Information Services Careers Background
Information occupies an invaluable place in our lives. Information is the tool by which we learn, make decisions, and answer questions or concerns that we face every day at work, at school, and in our personal lives. A junior high school student may seek information on the history of ancient Greece to use in a school report. A college senior may look for technical information to help prepare for a job interview. A retired couple may gather information about the customs of a foreign country to help plan for a vacation trip. Parents may rely on information about low-cholesterol recipes to help create a healthier lifestyle for their family. A law librarian may compile information on previous legal cases in preparation for a court case. These are just a few examples of the different roles that information plays in the things we do and in the way we live.
The world of information is constantly changing and expanding. Each year more books are published, more articles appear in magazines and newspapers, new CDROMs are produced, and more resources become available to us through computers by way of database vendors, online services, and access to the Internet. The growth and expansion of technology constantly create new ways for information to be preserved and new avenues for people to access information, whether through their own home computers, in libraries, or in businesses or research institutes. But all this stored knowledge can be unwieldy and overwhelming. We need trained information professionals to help us organize and store the information in the first place, and then to provide guidance when we have to retrieve and synthesize the information.
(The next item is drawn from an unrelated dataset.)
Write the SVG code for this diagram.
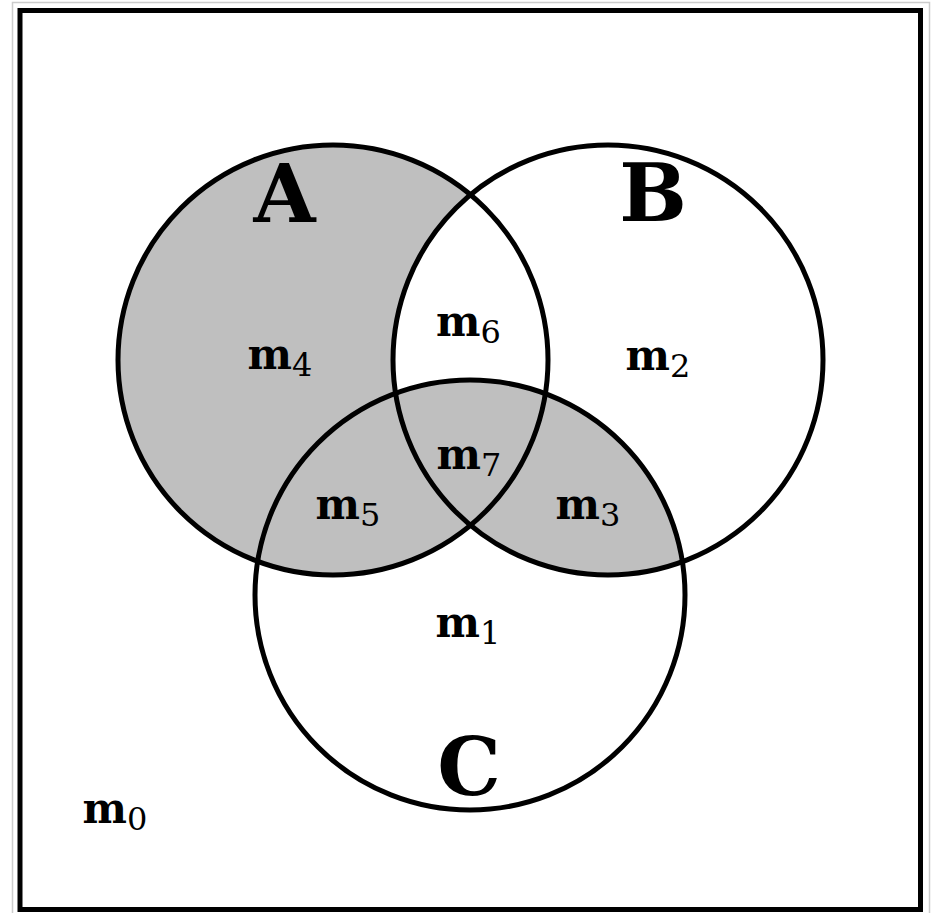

The field of information services is extremely comprehensive, and it combines aspects of library and information science. Professionals working in information services are charged with the management of information, and they are trained to organize, analyze, preserve, retrieve, and access stored knowledge. Information professionals work in a wide variety of organizations, from libraries to schools to businesses to government research institutes, to name a few.
Information services have a long and important history of providing the means by which societies have preserved records of knowledge and culture. Ever since humans learned to write, libraries have been essential to preserving the history of civilization. Since ancient times, libraries have been centers where people could learn, read, and have access to information. No one really knows when the first library was established, but there are many remains of important libraries that existed in very early times. There are records of libraries in ancient Egypt as old as the pyramids, for example, and a large library existed at Nineveh in Assyria as early as 600 BC. In these ancient repositories, scholars studied manuscripts in Greek, Ethiopian, Persian, Hebrew, and Hindi. In Rome, private libraries were common among educated citizens.
During the Middle Ages, when knowledge of Greek and Latin classics was threatened, precious manuscripts were preserved in monastery libraries. Later, Renaissance humanists and collectors, such as Petrarch and Boccaccio, preserved many important works of literature and philosophy in their personal libraries. Many of these libraries, together with book collections gathered by kings and noblemen, were the beginnings of some of the great scholarly libraries that still exist in Europe.
Before the invention of the printing press by Johannes Gutenberg in the mid-1440s, manuscripts were written by hand. The movable type press allowed for books to be printed more efficiently and inexpensively, thus providing a larger circulation of books.
All early libraries were intended for the use of small, elite groups. Few people had received enough education to be able to read well, and most people were too poor to have the leisure time to enjoy books. The industrial revolution and other social changes in the 18th and 19th centuries upset the old social order, and new generations of working people were able to acquire an education. Their desires called for a new kind of library, one that not only would preserve the best works of earlier times but also would be an educational facility for the common people.
Associations of young mercantile workers, apprentices, mechanics, and clerks formed libraries. In 1731, Benjamin Franklin and a group of his friends organized the Library Company of Philadelphia, the earliest library of this kind in the American colonies.
Public libraries, supported from public funds and open to all readers, were established in Manchester, England, in 1852 and in Boston in 1854. Additional public libraries soon were started in many other cities in both countries. By 1876, there were 342 public libraries in the United States; by 1920, the number had grown to more than 6,500, located in every state in the union. Today, there are more than 117,000 libraries in the United States.
In the 1950s, the development of new technologies stimulated the emergence of the field of information science. This new field brought together elements from library science, computer science, business administration, and other fields to create new and more efficient ways of storing, organizing, and disseminating recorded knowledge. Information science focused on the combination of modern technologies with human resources to bring about the transformation of information services from a field focusing on print materials to one including all forms of media, including print materials, audiovisual materials, and electronic media.
Over the last 40 years, the field of information science has evolved tremendously, yet it remains closely connected to the field of library science. Today information services professionals, in libraries and in many different settings, employ vast technologies to organize, classify, and retrieve records of culture and thought. In addition to traditional books and periodicals, information is now available through audio and video recordings, visual aids such as microfilm and filmstrips, CD-ROMs, digital video discs (DVDs) online database searching services such as DIALOG and LEXIS/NEXIS, remote sources accessed through the Internet, and e-books and other electronic publications.
In today’s information society, libraries remain a key part of the information services industry and will continue to play an increasingly important role. Libraries, and the information professionals they employ, are needed to help people find their way through puzzling and often contradictory information in a world in which the amount of information and technology continues to increase and expand at a dizzying pace.